8,つかの間の安定期

女優を演じて、夫が不在の時に本来の自分に戻る自分は、心身にはよくなかった。いくら食べてもゆっくり過ごしているつもりでも、体重は増えず、立ちくらみが時々起きたりと、不健康ではあった。ただ、子供と散歩したり、笑顔が見れることは何よりも大切な事で、私に経済力が無いうちは現状を維持するしかなかった。友人には「大丈夫?やせすぎてない?頬こけてるよ」と心配されることはあったけど、今は忍耐。それしかなかった。単純な発想で、安定期のうちに夫に実家近くに家を移り住みたいことを話してみた。
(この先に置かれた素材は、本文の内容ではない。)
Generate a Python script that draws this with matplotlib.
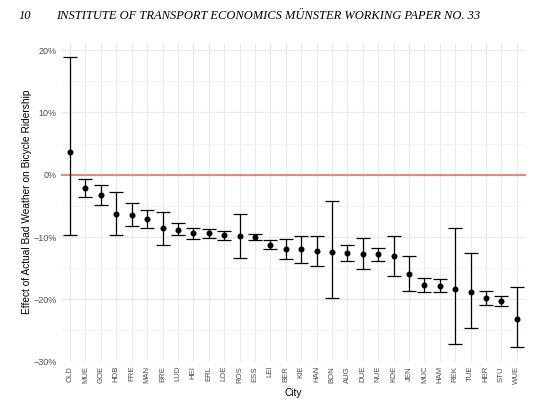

周りの医者友達が結婚して家族をもって自分の家を建てているのも意識してか、すんなり受け入れてくれた。夫は自分の実家が嫌いで、実家には近寄りたくない人だった。夫の生い立ちや実家についてはまたどこかで話せたらと思う。実家や生い立ちの影響で夫の人格が形成されたのだろうなと、支援団体の人にも言われたのと、私も夫と過ごしながら欠片ほどの同情はした。しかし、だからといってそのしわ寄せを私や子供が受けるのは違う。色々な気持ちを持ちながらも、とりあえず自分の知る土地へ行けば少しは辛さは減るかもしれないと、漠然と思い地元へ引っ越すこととなった。